Residential property values that were a cumulative $26 billion in 2018 are $35 billion now, according to a summary of the situation released Monday by city staff, yet property tax rates have gotten lower in that time, sinking from the $6.29 rate in 2018 to $5.92 for owner-occupied homes in the fiscal year 2022.
Commercial property owners carry most of the tax burden in Cambridge. Their property constitutes 45 percent of assessed value, but they will pay 65.4 percent of the tax levy for the second year in a row.
Still, the city’s total assessed value of property rises based on market activity from the previous calendar year, and total commercial property values increased by 11 percent; residential property values are up by only 2.9 percent.
To councillors’ questions about the value of the giveback, City Manager Louis A. DePasquale stressed the plight of the house-rich but income-poor and the value of providing “stability.” He defended the proposal and his record by citing some recent spending on council priorities such as affordable housing and open space. “One of the things that I have to keep on bringing home is we have not not been able to fund any priority that I’m aware of,” DePasquale said. “I do think we’re getting the best of both worlds here in being able to control our taxes, but not at the expense of addressing city needs.”
The defense was a surprising one, even to people such as Mallon who agreed that many council priorities had been funded out of free cash.
“There are other things,” Mallon said. “I’m just looking at the the awaiting reports list, right?”
She rattled off several unfunded wishes of the council, leading with a municipal broadband feasibility study that DePasquale resisted for years without explanation, finally coming out in June 2020 with one concern: a $1 million price tag. (He has not said where that estimate comes from.) In addition, there have been pushback or unexplained delays on goals such as universal pre-K, building affordable housing on city-owned lots or buying property to meet city goals, jobs programs and increasing funding for the HomeBridge homebuying program.

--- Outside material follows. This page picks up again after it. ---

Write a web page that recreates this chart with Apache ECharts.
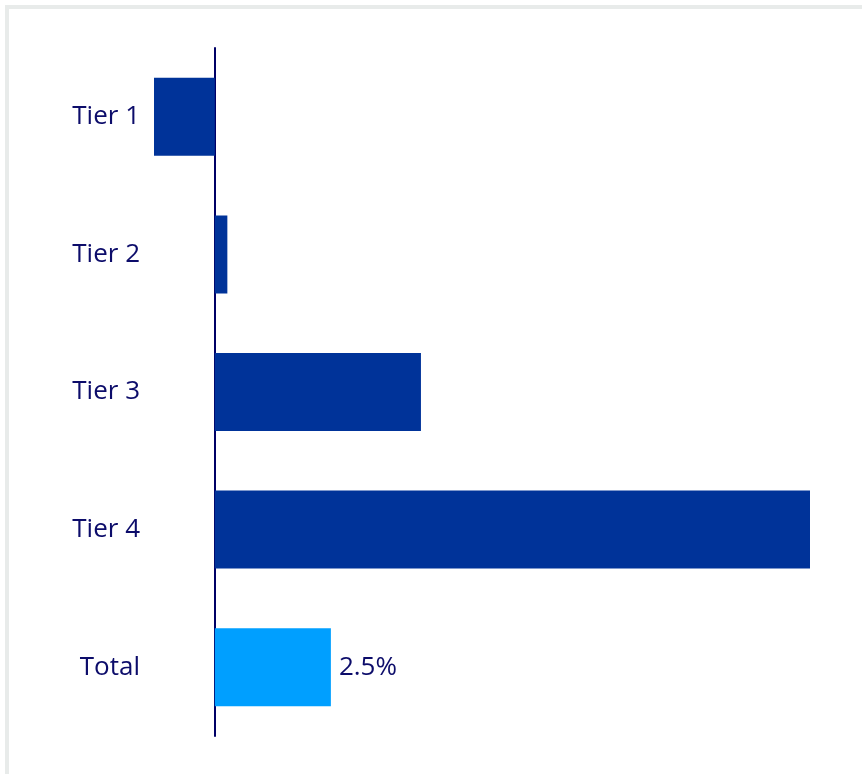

This is DePasquale’s final budget and tax-setting process before leaving City Hall, and he took the opportunity to note his accomplishments in building up Cambridge’s finances, starting ago under city manager Robert W. Healy.
“This is my last tax recommendation, and I’ve left this city with more money in free cash than you can imagine and the highest debt stabilization [fund]. This city is being left in an incredibly strong financial position,” DePasquale said. “I take great pride in my reputation and how I balance finances. I understand the questioning, but I want to assure the council and the public, this budget in no way, shape or form is artificially lowering taxes in a way that will affect any capital project in the future that I can see.”
Certification of the city’s free-cash position received in the past week shows $214.4 million in city coffers, up $4.5 million, or 2.2 percent, from the previous year, DePasquale said.